しかし、ブラジルのサルバドールを出たことがない彼女には、不法滞在、という言葉の意味があまり分からないようでした。貴方がここに居続けることが何が問題なの?本気でそう思っているようでした。そのため話は平行線をたどり、しばらくの間まったくかみ合いませんでした。

それから根気よく、不法滞在は犯罪であり、下手をすると刑務所に入れられる可能性もあることを説明すると彼女は何とか納得してくれたようでした。しかし、問題はそれからでした。不法滞在については分かった。じゃあ次は何とか合法的にブラジルに居続ける方法はないかという話になりました。そこから先は全く不毛な時間でした。

当時、彼女と一緒にいて飛躍的にポルトガル語が理解できていたつもりの私ではありましたが、それでもそんなものは片言中の片言でした。彼女と一緒に居る時に会話ができていたのは、あくまで彼女が身近な存在だったため、私の言いたいことの意を汲んでくれたため会話が成立していただけでした。

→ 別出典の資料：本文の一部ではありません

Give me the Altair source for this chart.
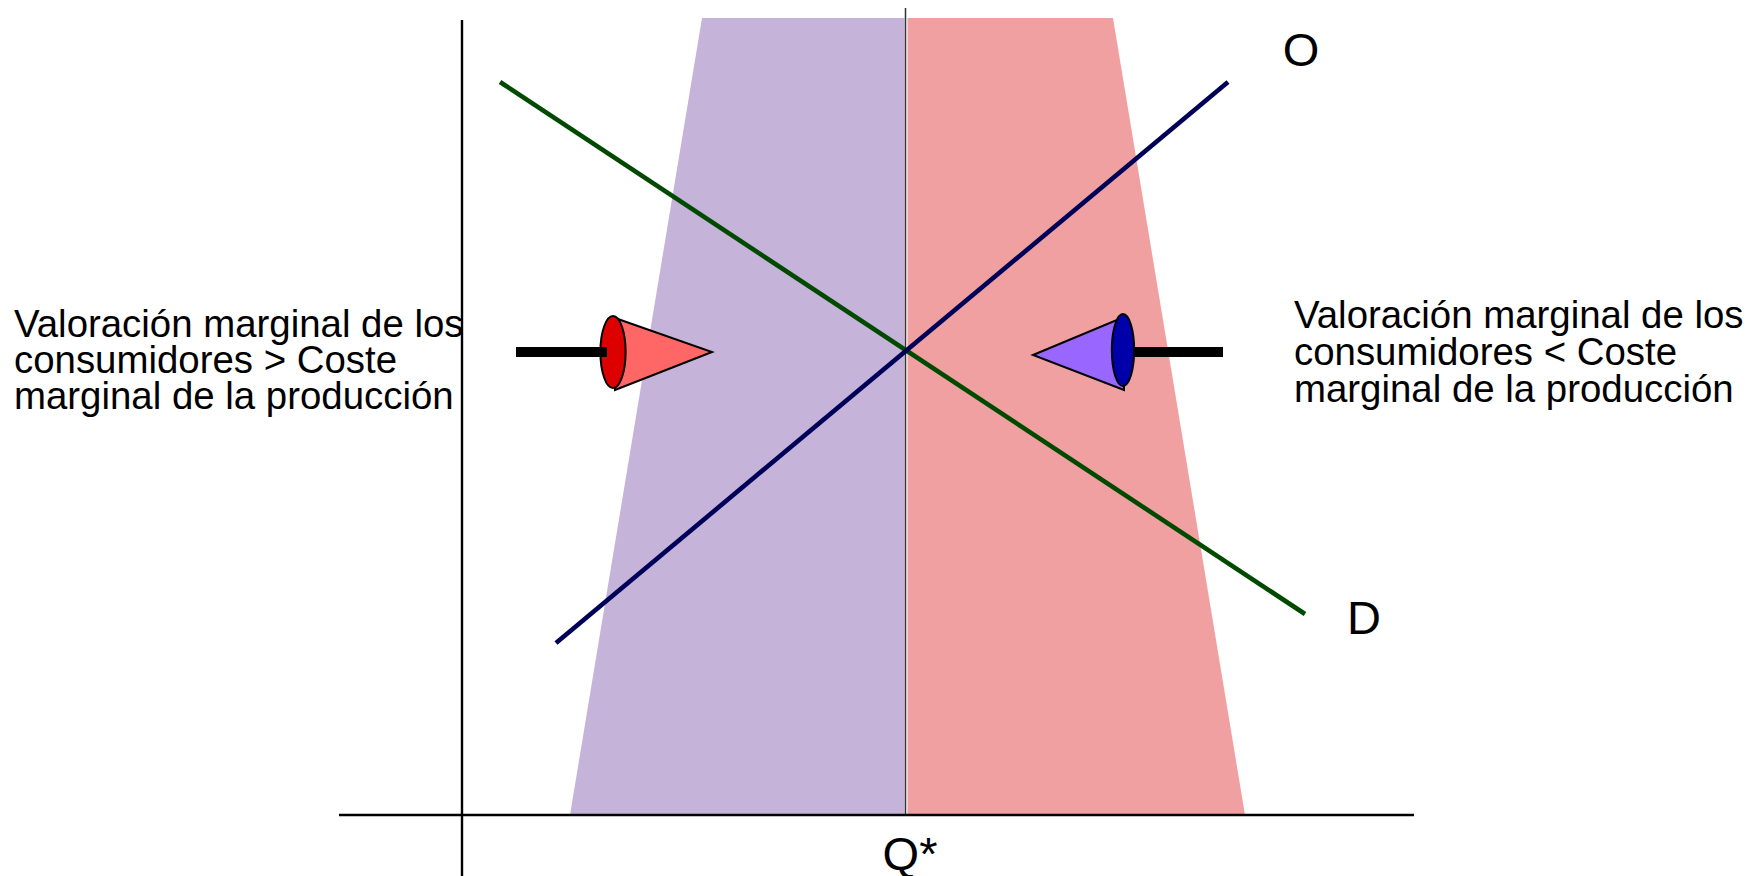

しかし、これが法律的な問題やビザの問題などの専門的な会話になると、ポルトガル語で説明できるわけもなく、お互いに言いたいことは伝わらず、言っていることは理解されないという時間が続きました。この時に改めて外国人の女性と一緒にいることの難しさを理解しました。そうしてお互い疲弊し尽くし、しばらくの沈黙の後、彼女は言いました。

・・・いつ日本に帰るの?

すん、といった感じで彼女の表情と声色が変わった気がしました。